Universalism is a religious term that may have two meanings:

  1. Universal salvation: a belief that all people will be brought by God into Heaven.
  2. Universal inspiration: a belief that all religions are human reactions to divine inspiration – though this inspiration may be manifest in countless ways.

Early Quakers recognized both forms of universalism. Universal salvation was part of the of teachings of George Fox and other early Quakers. I think that there is a possibility that the English Universalists, about a century later, got their message of universal salvation from Quakers.

The second definition of universalism was also part of early Quaker thought. In 1746 the American Quaker John Woolman wrote:

There is a principle which is pure placed in the human mind, which in different places and ages hath had different names; it is, however, pure, and proceeds from God. It is deep and inward, confined to no forms of religion, nor excluded from any, when the heart stands in perfect sincerity. In whomsoever this takes root and grows, they become brethren.
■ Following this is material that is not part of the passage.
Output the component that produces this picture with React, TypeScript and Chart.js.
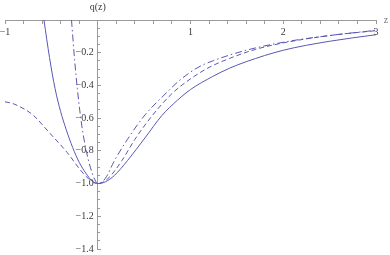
import React, { useEffect, useRef } from "react";
import { Chart, registerables } from "chart.js";

Chart.register(...registerables);

// Solid curve
const solidX = [-0.58, -0.52, -0.46, -0.40, -0.34, -0.27, -0.20, -0.13, -0.06, 0, 0.08, 0.18, 0.32, 0.51, 0.69, 0.86, 1.0, 1.24, 1.42, 1.6, 2.0, 2.5, 3.0];
const solidY = [0, -0.23, -0.42, -0.56, -0.67, -0.78, -0.87, -0.935, -0.985, -1.0, -0.99, -0.95, -0.86, -0.72, -0.585, -0.49, -0.425, -0.345, -0.295, -0.255, -0.185, -0.13, -0.09];

// Dashed curve
const dashedX = [-1, -0.92, -0.84, -0.70, -0.52, -0.33, -0.19, -0.10, 0, 0.10, 0.26, 0.40, 0.58, 0.80, 1.0, 1.2, 1.42, 1.7, 2.0, 2.5, 3.0];
const dashedY = [-0.50, -0.51, -0.53, -0.58, -0.69, -0.81, -0.915, -0.97, -1.0, -0.975, -0.86, -0.73, -0.59, -0.45, -0.36, -0.29, -0.235, -0.18, -0.14, -0.095, -0.065];

// Dash-dot curve
const dotDashX = [-0.283, -0.25, -0.22, -0.19, -0.16, -0.12, -0.08, -0.04, 0, 0.08, 0.18, 0.32, 0.51, 0.75, 0.88, 1.08, 1.24, 1.6, 2.06, 2.5, 3.0];
const dotDashY = [0, -0.24, -0.42, -0.57, -0.69, -0.81, -0.9, -0.965, -1.0, -0.97, -0.86, -0.73, -0.58, -0.44, -0.37, -0.29, -0.25, -0.185, -0.13, -0.095, -0.063];

const xLabelValues = [-1, 1, 2, 3];
const yLabelValues = [-0.2, -0.4, -0.6, -0.8, -1.0, -1.2, -1.4];

const LINE = "rgb(88,88,178)";
const AXIS = "#9a9a9a";
const TEXT = "#3a3a3a";
const FONT = "'Liberation Serif', 'DejaVu Serif', serif";

const fmt = (v: number, digits: number) =>
  (v < 0 ? "\u2212" : "") + Math.abs(v).toFixed(digits);

const near = (a: number, b: number) => Math.abs(a - b) < 1e-6;

const pts = (xs: number[], ys: number[]) => xs.map((x, i) => ({ x, y: ys[i] }));

const zeroPad = (s: any) => {
  s.paddingLeft = 0;
  s.paddingRight = 0;
  s.paddingTop = 0;
  s.paddingBottom = 0;
};

const titles = {
  id: "axisTitles",
  afterDraw(chart: any) {
    const { ctx, scales } = chart;
    const x0 = scales.x.getPixelForValue(0);
    const y0 = scales.y.getPixelForValue(0);
    ctx.save();
    ctx.fillStyle = TEXT;
    ctx.font = `10px ${FONT}`;
    ctx.textAlign = "center";
    ctx.textBaseline = "middle";
    ctx.fillText("q(z)", x0, y0 - 13);
    ctx.fillStyle = "#777";
    ctx.fillText("z", scales.x.right + 10, y0);
    ctx.restore();
  },
};

export default function App() {
  const ref = useRef<HTMLCanvasElement>(null);
  useEffect(() => {
    if (!ref.current) return;
    const chart = new Chart(ref.current, {
      type: "line",
      data: {
        datasets: [
          { data: pts(solidX, solidY), borderColor: LINE, borderWidth: 1, pointRadius: 0, cubicInterpolationMode: "monotone" },
          { data: pts(dashedX, dashedY), borderColor: LINE, borderWidth: 1, pointRadius: 0, borderDash: [5, 3], cubicInterpolationMode: "monotone" },
          { data: pts(dotDashX, dotDashY), borderColor: LINE, borderWidth: 1, pointRadius: 0, borderDash: [7, 3, 1.5, 3], cubicInterpolationMode: "monotone" },
        ],
      },
      options: {
        animation: false,
        responsive: false,
        parsing: false as any,
        layout: { padding: { left: 5, right: 14, top: 20, bottom: 6 } },
        plugins: { legend: { display: false }, tooltip: { enabled: false } },
        scales: {
          x: {
            type: "linear",
            position: { y: 0 } as any,
            min: -1,
            max: 3,
            afterFit: zeroPad,
            grid: { drawOnChartArea: false, drawTicks: true, tickLength: 3, color: AXIS },
            border: { display: true, color: AXIS, width: 1 },
            ticks: {
              stepSize: 0.2,
              autoSkip: false,
              maxRotation: 0,
              padding: 3,
              color: TEXT,
              font: { family: FONT, size: 10 },
              callback: (v: any) => {
                const n = Number(v);
                return xLabelValues.some((t) => near(t, n)) ? fmt(n, 0) : "";
              },
            },
          },
          y: {
            type: "linear",
            position: { x: 0 } as any,
            min: -1.4,
            max: 0,
            afterFit: zeroPad,
            grid: { drawOnChartArea: false, drawTicks: true, tickLength: -4, color: AXIS },
            border: { display: true, color: AXIS, width: 1 },
            ticks: {
              stepSize: 0.2,
              autoSkip: false,
              padding: 3,
              color: TEXT,
              font: { family: FONT, size: 10 },
              callback: (v: any) => {
                const n = Number(v);
                return yLabelValues.some((t) => near(t, n)) ? fmt(n, 1) + "\u2009\u2009" : "";
              },
            },
          },
          y2: {
            type: "linear",
            position: { x: 0 } as any,
            min: -1.4,
            max: 0,
            afterFit: zeroPad,
            grid: { drawOnChartArea: false, drawTicks: true, tickLength: -2, color: AXIS },
            border: { display: false },
            ticks: { stepSize: 0.05, autoSkip: false, callback: () => "" },
          },
        },
      },
      plugins: [titles],
    } as any);
    return () => chart.destroy();
  }, []);
  return (
    <div style={{ position: "fixed", left: 0, top: 0, width: 390, height: 255, background: "#fff" }}>
      <canvas ref={ref} width={390} height={255} style={{ width: 390, height: 255, display: "block" }} />
    </div>
  );
}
Universal salvation is found today in A Course in Miracles, and universal inspiration is a part of the thinking of many religious communities. On the eve of All Saints Day at Easton Mountain, we had a ceremony that started with smudging and calling the four directions and the presence of ancestors and concluded with a eucharist led by Bishop Michael Kelly.

Both forms of universalism are derived not from an intellectually understood theology, but from the experience of the living God within. A Course in Miracles says, “A universal theology is impossible, but a universal experience is not only possible but necessary.